GOAL OF THE EXERCISE
Write out the data below in full, unchanged, minus the images.

━━ RECORD SET ━━

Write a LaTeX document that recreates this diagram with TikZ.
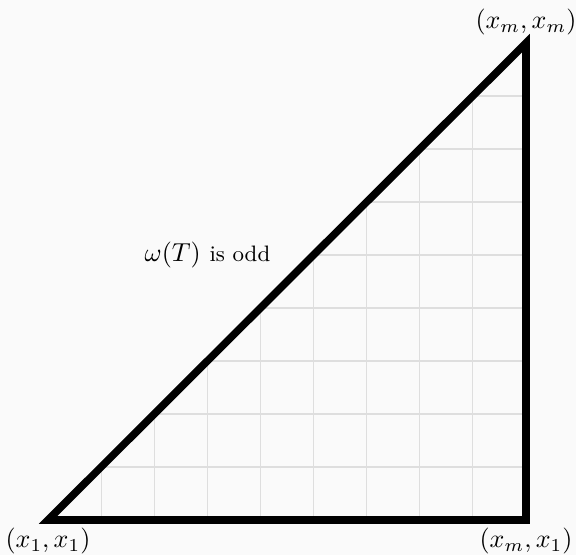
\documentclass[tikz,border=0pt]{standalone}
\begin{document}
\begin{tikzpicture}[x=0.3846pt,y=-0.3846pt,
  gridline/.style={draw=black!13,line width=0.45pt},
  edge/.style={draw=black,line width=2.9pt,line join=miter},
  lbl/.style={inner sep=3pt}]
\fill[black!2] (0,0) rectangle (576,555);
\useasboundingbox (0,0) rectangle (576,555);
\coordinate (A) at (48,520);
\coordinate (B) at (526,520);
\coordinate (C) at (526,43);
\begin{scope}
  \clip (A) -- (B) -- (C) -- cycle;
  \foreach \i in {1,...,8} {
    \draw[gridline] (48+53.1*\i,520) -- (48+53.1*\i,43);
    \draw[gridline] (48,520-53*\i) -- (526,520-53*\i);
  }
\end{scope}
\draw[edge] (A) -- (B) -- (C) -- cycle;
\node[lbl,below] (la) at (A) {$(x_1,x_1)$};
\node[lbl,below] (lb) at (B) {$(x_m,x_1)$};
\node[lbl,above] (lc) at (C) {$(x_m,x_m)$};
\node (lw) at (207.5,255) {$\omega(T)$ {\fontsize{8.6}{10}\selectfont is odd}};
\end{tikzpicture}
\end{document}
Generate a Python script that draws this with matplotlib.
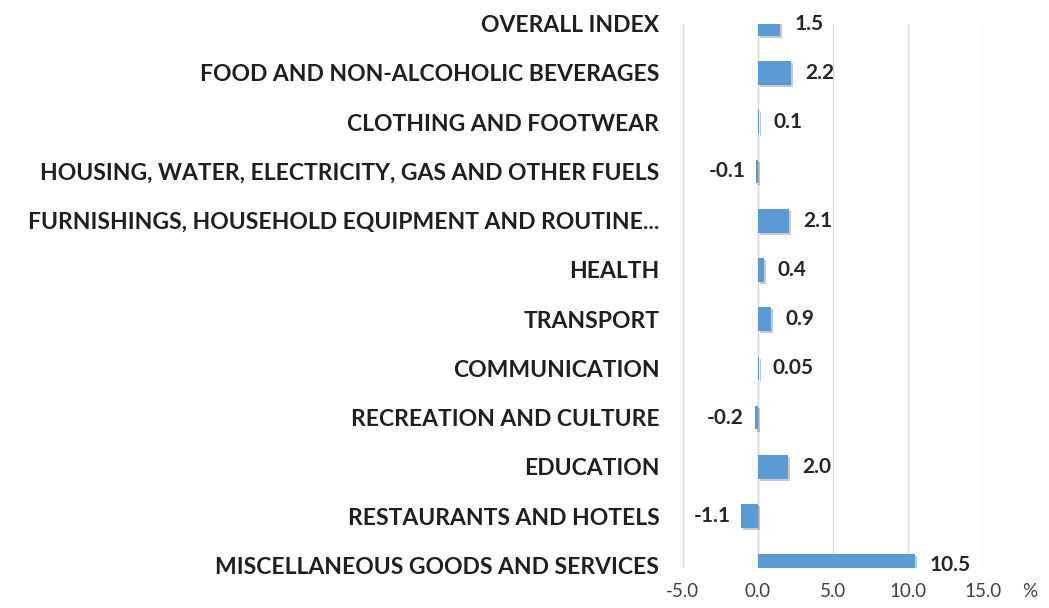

━━━

CORRECT RESULT
Write a LaTeX document that recreates this diagram with TikZ.
\documentclass[tikz,border=0pt]{standalone}
\begin{document}
\begin{tikzpicture}[x=0.3846pt,y=-0.3846pt,
  gridline/.style={draw=black!13,line width=0.45pt},
  edge/.style={draw=black,line width=2.9pt,line join=miter},
  lbl/.style={inner sep=3pt}]
\fill[black!2] (0,0) rectangle (576,555);
\useasboundingbox (0,0) rectangle (576,555);
\coordinate (A) at (48,520);
\coordinate (B) at (526,520);
\coordinate (C) at (526,43);
\begin{scope}
  \clip (A) -- (B) -- (C) -- cycle;
  \foreach \i in {1,...,8} {
    \draw[gridline] (48+53.1*\i,520) -- (48+53.1*\i,43);
    \draw[gridline] (48,520-53*\i) -- (526,520-53*\i);
  }
\end{scope}
\draw[edge] (A) -- (B) -- (C) -- cycle;
\node[lbl,below] (la) at (A) {$(x_1,x_1)$};
\node[lbl,below] (lb) at (B) {$(x_m,x_1)$};
\node[lbl,above] (lc) at (C) {$(x_m,x_m)$};
\node (lw) at (207.5,255) {$\omega(T)$ {\fontsize{8.6}{10}\selectfont is odd}};
\end{tikzpicture}
\end{document}
Generate a Python script that draws this with matplotlib.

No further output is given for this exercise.